- Objective
Filter the entries below, keeping every line that has the word "this".

# Start of Data provided

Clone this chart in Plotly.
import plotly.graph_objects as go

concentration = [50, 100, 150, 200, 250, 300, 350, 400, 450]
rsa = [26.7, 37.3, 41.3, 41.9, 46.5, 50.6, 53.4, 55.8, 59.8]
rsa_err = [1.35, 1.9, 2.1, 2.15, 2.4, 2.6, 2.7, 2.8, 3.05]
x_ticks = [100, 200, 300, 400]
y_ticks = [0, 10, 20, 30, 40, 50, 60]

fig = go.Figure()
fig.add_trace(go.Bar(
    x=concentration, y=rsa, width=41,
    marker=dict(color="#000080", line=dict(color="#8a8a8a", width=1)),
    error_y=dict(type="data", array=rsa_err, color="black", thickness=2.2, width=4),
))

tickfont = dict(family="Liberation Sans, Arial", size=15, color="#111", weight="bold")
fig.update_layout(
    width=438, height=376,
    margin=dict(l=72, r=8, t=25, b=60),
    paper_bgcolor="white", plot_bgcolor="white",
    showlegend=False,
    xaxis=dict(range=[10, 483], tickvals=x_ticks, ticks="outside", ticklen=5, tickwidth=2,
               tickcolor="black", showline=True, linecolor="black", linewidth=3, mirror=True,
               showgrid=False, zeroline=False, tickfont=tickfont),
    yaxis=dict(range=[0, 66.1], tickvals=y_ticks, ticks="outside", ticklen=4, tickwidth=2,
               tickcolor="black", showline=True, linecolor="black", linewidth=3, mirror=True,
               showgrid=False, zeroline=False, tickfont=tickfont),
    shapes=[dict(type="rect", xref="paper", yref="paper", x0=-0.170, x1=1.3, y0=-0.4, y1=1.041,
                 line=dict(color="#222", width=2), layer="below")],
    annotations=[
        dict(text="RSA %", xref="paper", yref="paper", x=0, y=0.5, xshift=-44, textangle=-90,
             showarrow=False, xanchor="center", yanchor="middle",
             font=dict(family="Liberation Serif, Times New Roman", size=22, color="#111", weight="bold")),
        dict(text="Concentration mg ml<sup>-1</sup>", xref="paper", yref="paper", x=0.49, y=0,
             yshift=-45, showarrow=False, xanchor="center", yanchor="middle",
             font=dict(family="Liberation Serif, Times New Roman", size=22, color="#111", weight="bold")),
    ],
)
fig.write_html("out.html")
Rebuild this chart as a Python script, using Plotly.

# End of Data provided

- Expected output
Clone this chart in Plotly.
Rebuild this chart as a Python script, using Plotly.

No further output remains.